Diamonds are allotropes of carbon atoms which are typical covalent crystals. The carbon atoms form four sp3 hybrid orbits which connect to each other with covalent bonds. Each carbon atom is in the center of a regular tetrahedron formed by four other carbon atoms associated with it, forming a crystal, and the entire crystal can be regarded as a giant molecule. These crystals belong to cubic systems and are usually in forms with eight faces. The purest quality ones are colorless, transparent, strong, and lustrous, but impurities will make them appear blue, sky blue, light yellow, red, or black. Their density is 3.15 ~ 3.53g/cm³, their melting point is 3550℃, and their boiling point is 4827℃. With a Moh scale hardness of ten, they are the hardest of all materials. They are non-conductive and appear pale blue fluorescent under ultraviolet light. They do not react with most chemical agents, and can be burned in oxygen at 777℃ to produce carbon dioxide. Transparent carbites are known as diamonds after they have been carved and polished and are luxurious ornaments. There are few diamond minerals in nature. Diamonds can be made artificially, such as with graphite, subjected to high temperatures, high pressures and catalyzing agents.

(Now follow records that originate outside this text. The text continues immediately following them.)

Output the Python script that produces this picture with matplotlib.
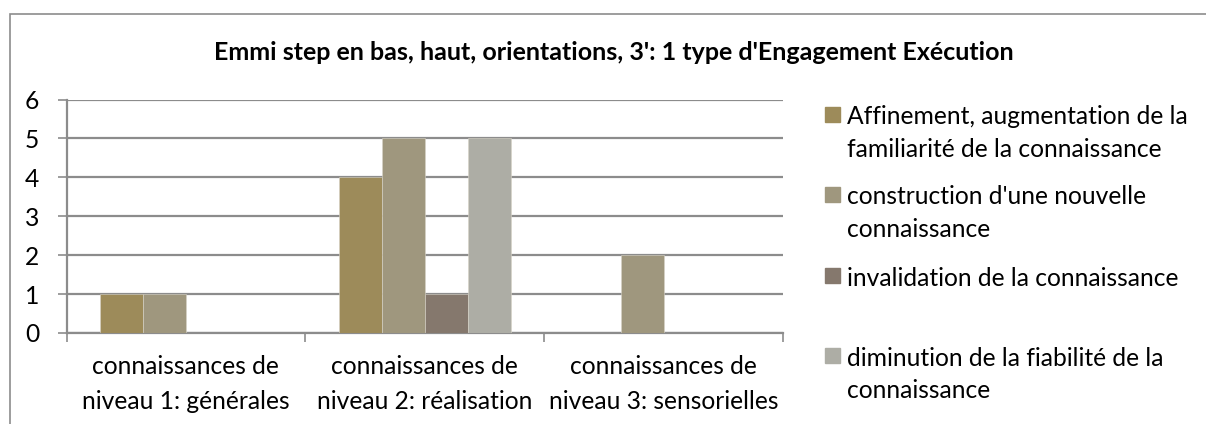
import numpy as np
import matplotlib.pyplot as plt
from matplotlib.patches import Rectangle

plt.rcParams['font.family'] = ['Lato', 'DejaVu Sans']

title = "Emmi step en bas, haut, orientations, 3': 1 type d'Engagement Exécution"
categories = ["connaissances de\nniveau 1: générales",
              "connaissances de\nniveau 2: réalisation",
              "connaissances de\nniveau 3: sensorielles"]
series_names = ["Affinement, augmentation de la\nfamiliarité de la connaissance",
                "construction d'une nouvelle\nconnaissance",
                "invalidation de la connaissance",
                "diminution de la fiabilité de la\nconnaissance"]
affinement = [1, 4, 0]
construction = [1, 5, 2]
invalidation = [0, 1, 0]
diminution = [0, 5, 0]
values = [affinement, construction, invalidation, diminution]
colors = ['#9D8B5A', '#9F977E', '#85786D', '#ADADA5']

W, H = 1206, 424
fig = plt.figure(figsize=(W / 100, H / 100), dpi=100)
ax = fig.add_axes([66.5 / W, 1 - 333 / H, (783 - 66.5) / W, (333 - 99.5) / H])

x = np.arange(len(categories))
bw = 0.18
for i, vals in enumerate(values):
    ax.bar(x + (i - 1.5) * bw, vals, bw, color=colors[i], zorder=3,
           edgecolor='#D8D4C8', linewidth=0.4)

ax.set_xlim(-0.5, 2.5)
ax.set_ylim(0, 6)
ax.set_yticks(range(7))
ax.yaxis.grid(True, color='#8C8C8C', linewidth=1.6, zorder=0)
ax.set_xticks(x)
ax.set_xticklabels(categories, fontsize=17.7, linespacing=1.6)
ax.set_xticks([-0.5, 0.5, 1.5, 2.5], minor=True)
ax.tick_params(axis='x', which='major', length=0, pad=16)
ax.tick_params(axis='x', which='minor', length=6.5, width=1.2, color='#8C8C8C')
ax.tick_params(axis='y', length=6.5, width=1.2, color='#8C8C8C', labelsize=17.7, pad=13)
for s in ['top', 'right']:
    ax.spines[s].set_visible(False)
for s in ['left', 'bottom']:
    ax.spines[s].set_color('#8C8C8C')
    ax.spines[s].set_linewidth(1.6)

fig.text(614 / W, 1 - 52 / H, title, ha='center', va='center',
         fontsize=18, fontweight='bold')

# legend drawn by hand to keep Excel-like spacing
tops = [115, 195, 276, 356]
for i, name in enumerate(series_names):
    yc = 1 - tops[i] / H
    fig.patches.append(Rectangle((825 / W, yc - 7 / H), 15 / W, 15 / H,
                                 transform=fig.transFigure, color=colors[i]))
    fig.text(847 / W, yc, name.split('\n')[0], ha='left', va='center_baseline',
             fontsize=17.7)
    if '\n' in name:
        fig.text(847 / W, yc - 32.5 / H, name.split('\n')[1], ha='left',
                 va='center_baseline', fontsize=17.7)

fig.patches.append(Rectangle((10 / W, -0.05), 1.1, 1 - 14 / H + 0.05,
                             transform=fig.transFigure, fill=False,
                             edgecolor='#8C8C8C', linewidth=1.2))

fig.savefig('out.png', dpi=100)
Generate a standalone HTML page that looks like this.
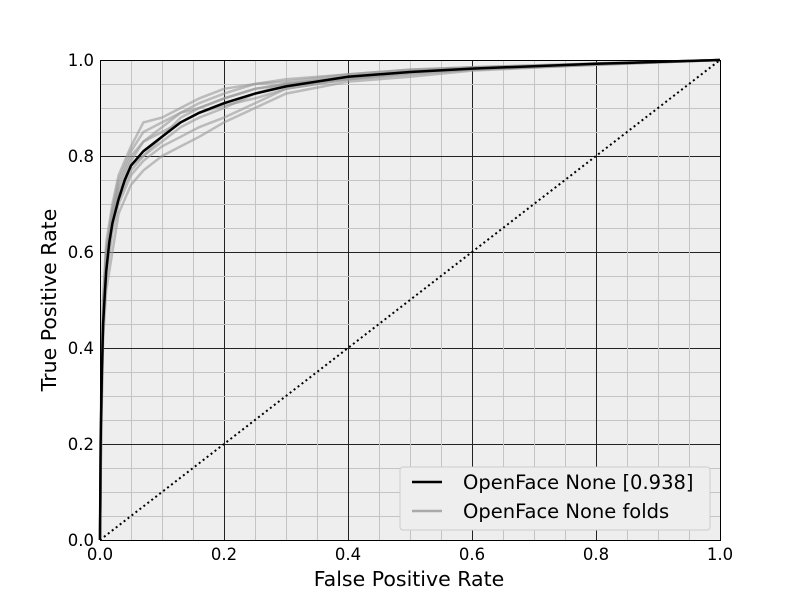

What revelation can we obtain from the above data?
- Graphite and diamonds both consist of carbon atoms, which means that the material of both is the same, but the differences of their molecular structural permutations lead to completely different physical properties. The Moh scale hardness of graphite is one while that of diamonds is ten. The extreme differences between the two lead to extremely different uses, and that is to say that for the same material, when its molecular permutations change, its material properties also change. This principle can be used in the management of the production, life, and human resources, and that is by the permutation and combinations of the managers. Perfect permutations and combinations will make teams like diamonds, with powerful and efficient managing ability. Conversely, if the team is like graphite, it will be weak, ineffective, and have poor managing efficiency.
- Graphite has free (radical) electrons, while diamonds do not. This shows us the analogy that if one group consists of people with different faiths and viewpoints who act without coordination by their own free will, then it will lack cohesion, capacity, and have low efficiency and internal friction. Conversely, if the group is like a unified diamond, it will be invincible, capable of destroying any stronghold, and energy efficient.
- The same materials form different material properties because of their different permutations and combinations. So it is with LIFE; if the LIFE’s nonmaterial structure is different, then it can be transformed from one form of LIFE into another, and a human may be transformed into a Celestial Being or a Buddha. We can regard humans as graphite, while Celestial Beings and Buddhas as diamonds. If the consciousness of a human is out of order, they will likely devolve towards lower LIFE; if the consciousness of a human is in order, they will likely evolve toward a higher LIFE.